Home / General / Court appears to reject Paxton/DeSantis/TWITTER FILES theory of the First Amendment

Court appears to reject Paxton/DeSantis/TWITTER FILES theory of the First Amendment


In a moment of sanity before announcing that the United States was now a monarchy, while remanding the challenges the Supreme Court strongly suggested that a Florida and Texas laws severely limiting the ability of social media companies to engage in content moderation are unconstitutional in at least most of their applications:

The biggest news out of the Court on Monday, of course, is a sweeping decision holding that former President Donald Trump was effectively allowed to do crimes while he was in office. Indeed, under the six Republican justices’ decision in Trump v. United States, it is very likely that a sitting president can order the military to assassinate his political rivals without facing any criminal consequences for doing so.

Just a few minutes before the Supreme Court handed down its Trump decision, however, it also handed down another case reaffirming that the First Amendment does not permit Republican-led legislatures to seize control of what content is published by media companies. That decision, in Moody v. Netchoice, was 6-3, with three Republican justices who also held that the leader of the Republican Party was allowed to commit many crimes while he was in office joining Justice Elena Kagan’s majority opinion.

So, on the same day that the Supreme Court appears to have established that a sitting president can commit the most horrible crimes imaginable against someone who dares to speak out against him, the same Court — with three justices joining both decisions — holds that the First Amendment still imposes some limits on the government’s ability to control what content appears online.

Chief Justice John Roberts and Justice Brett Kavanaugh joined both decisions in full. Justice Amy Coney Barrett joined the Netchoice opinion in full, plus nearly all of the Trump decision.


Netchoice concerns two state laws, one from Florida and one from Texas, which seek to control what content must be published by major social media platforms such as Facebook, Twitter, or YouTube. Both laws were enacted by Republican legislatures, and signed by Republican governors, for the very purpose of forcing these platforms to publish right-leaning content that they would prefer not to publish.

As Texas Gov. Greg Abbott said before signing his state’s law, it was enacted to stop an allegedly “dangerous movement by social media companies to silence conservative viewpoints and ideas.”

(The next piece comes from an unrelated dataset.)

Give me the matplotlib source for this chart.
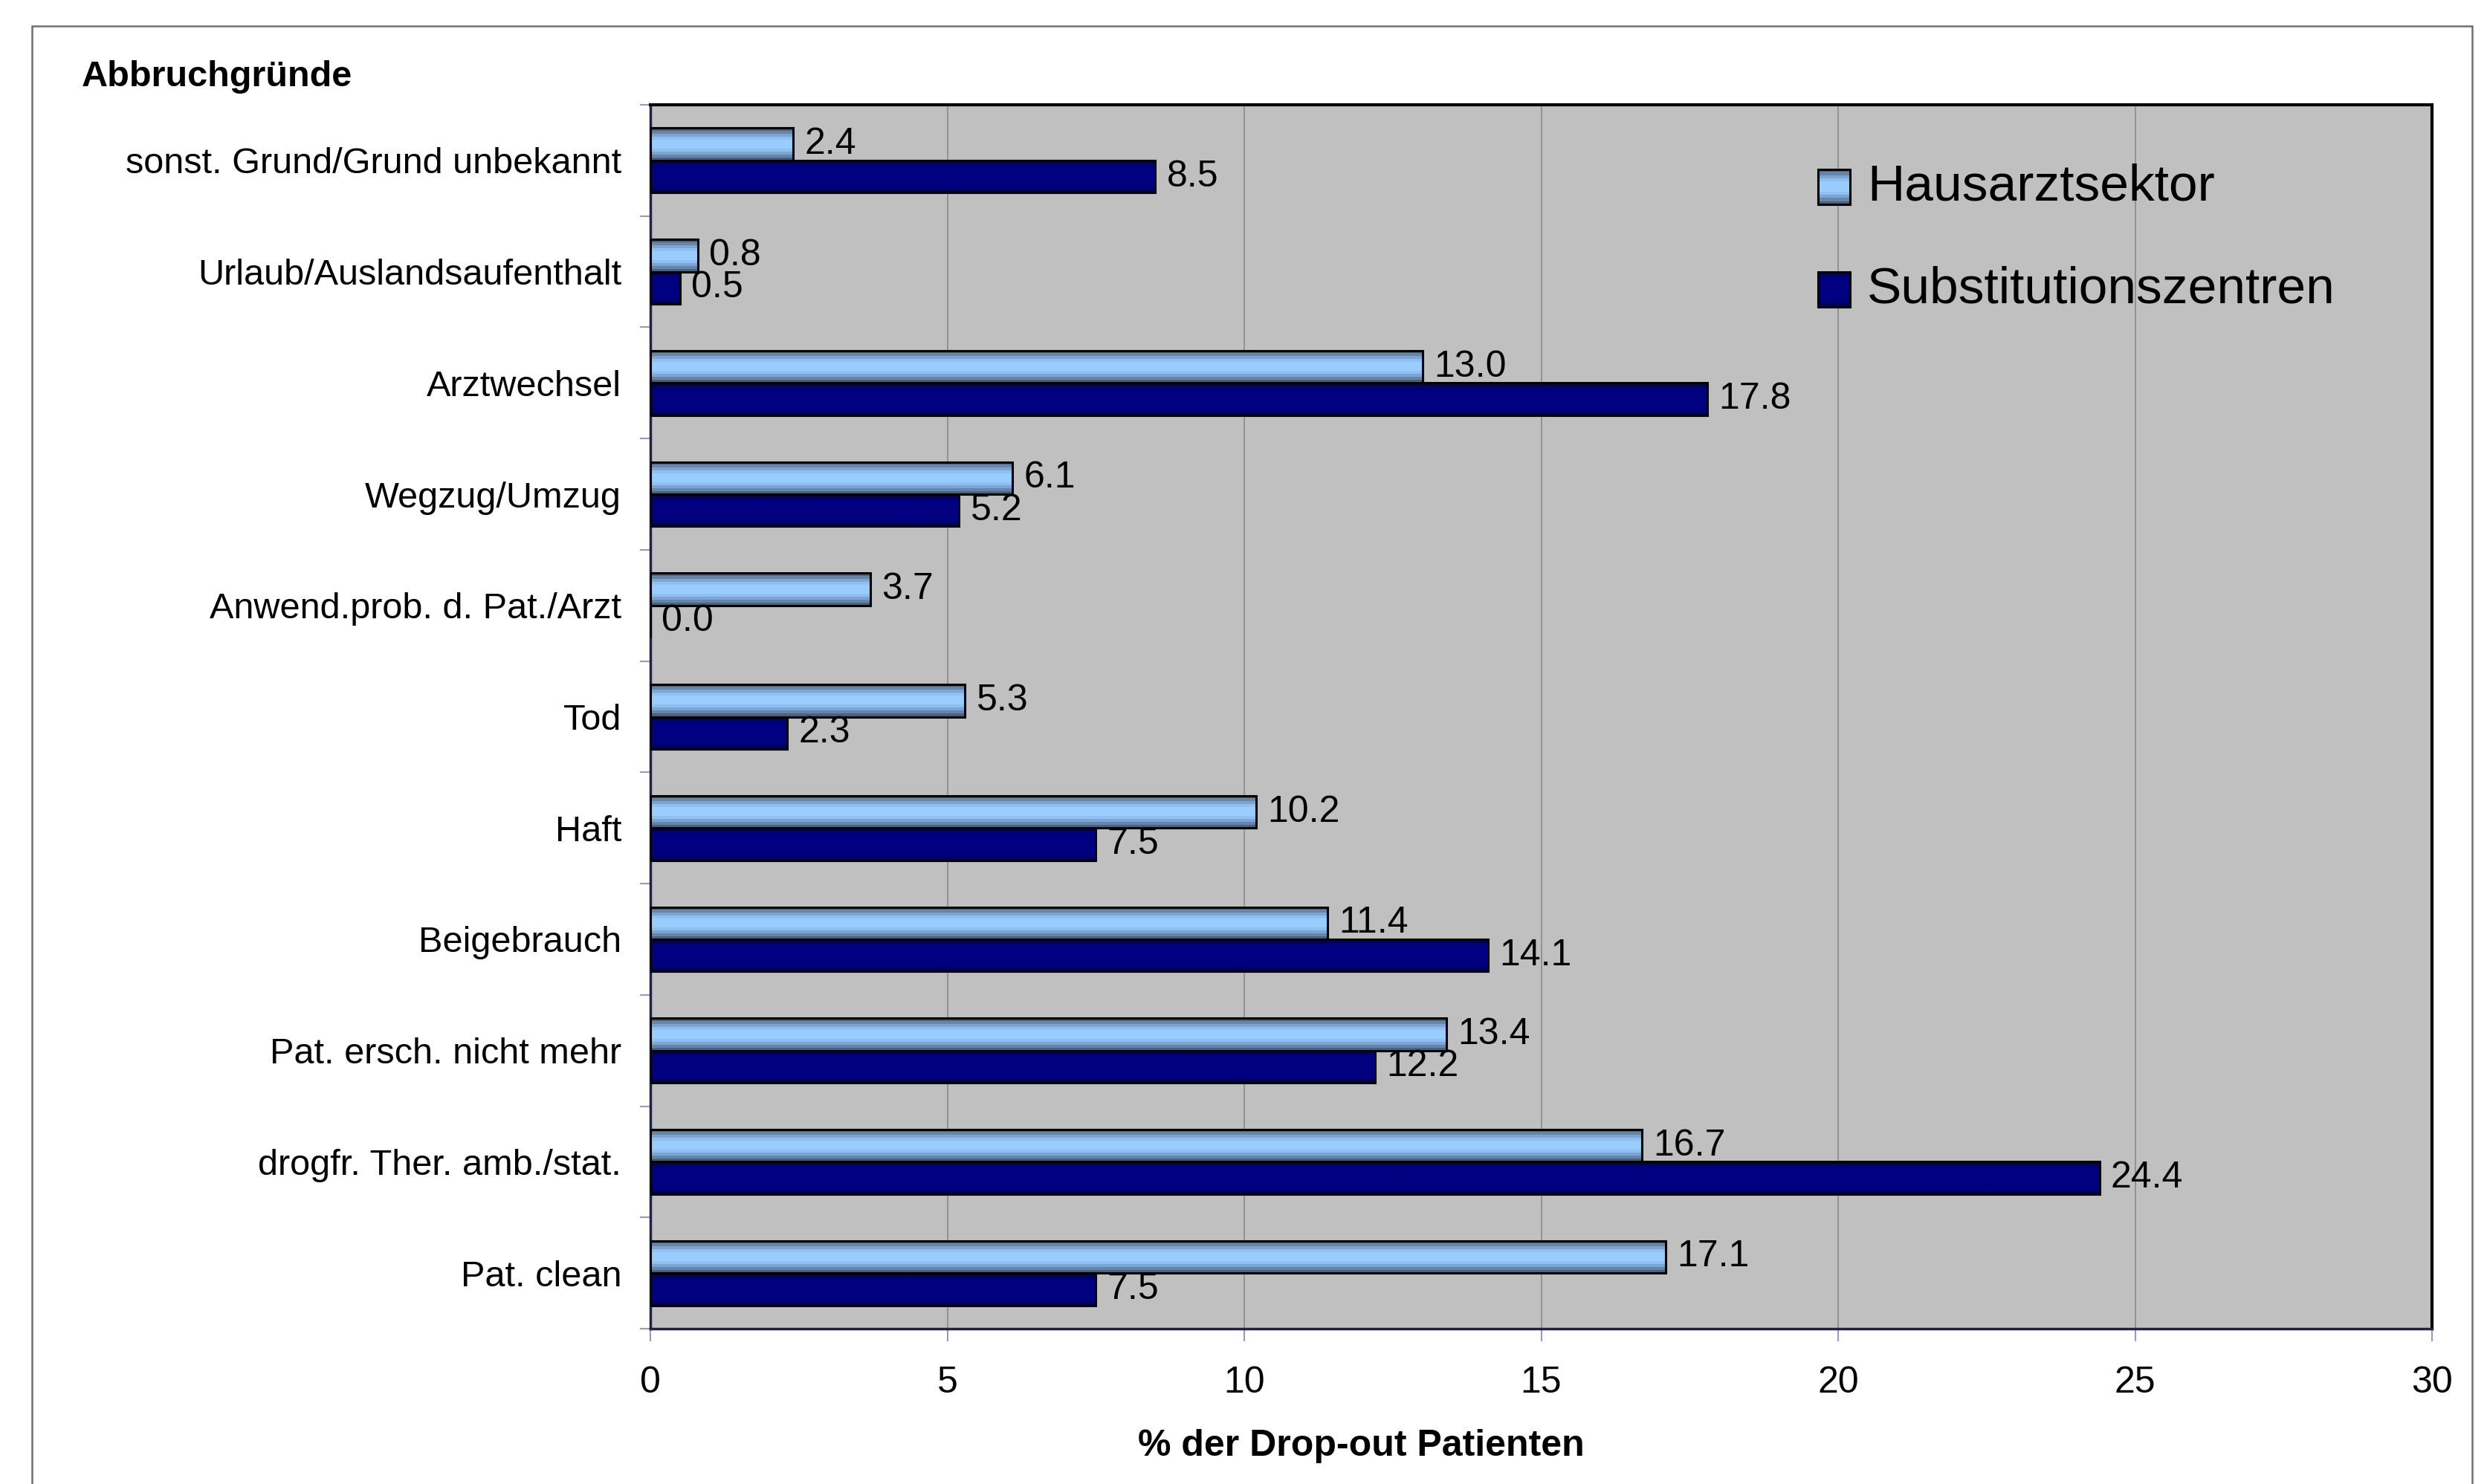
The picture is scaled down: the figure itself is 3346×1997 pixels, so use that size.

The two laws, and especially the Texas law, are extraordinarily broad. Texas’s, for example, prohibits major social media companies from moderating content based on “the viewpoint of the user or another person” or on “the viewpoint represented in the user’s expression or another person’s expression.”

That’s such a sweeping restriction on content moderation that it would forbid companies like YouTube or Twitter from removing content that is abusive, that promotes violence, or that seeks to overthrow the United States government. Indeed, Kagan’s opinion includes a bullet-pointed list of eight subject matters that the Texas law would not permit the platforms to moderate, including posts that “support Nazi ideology” or that “encourage teenage suicide and self-injury.”

In any event, Kagan makes clear that this sort of government takeover of social media moderation is not allowed, and she repeatedly rebukes the far-right US Court of Appeals for the Fifth Circuit, which upheld the Texas law.

As Kagan writes, the First Amendment does not permit the government to force platforms “to carry and promote user speech that they would rather discard or downplay.” She also cites several previous Supreme Court decisions that support this proposition, including its “seminal” decision in Miami Herald Publishing Co. v. Tornillo (1974), which held that a newspaper has the right to final control over “the choice of material to go into” it.

Kagan’s list of examples of the content that Texas is trying to force social media companies to platform is worth quoting in full:

If a social media company wants its site to be overrun by Nazis it is free to make that choice, but the First Amendment does not allow the state to require them to make it, and with Kagan’s opinion commanding a majority it would appear that this will remain the law. And to bring the cases of the day full circle, it’s worth noting that these laws were inspired largely by Republican outrage that Trump was temporarily deplatformed when he used social media to try to foment a violent autogolpe.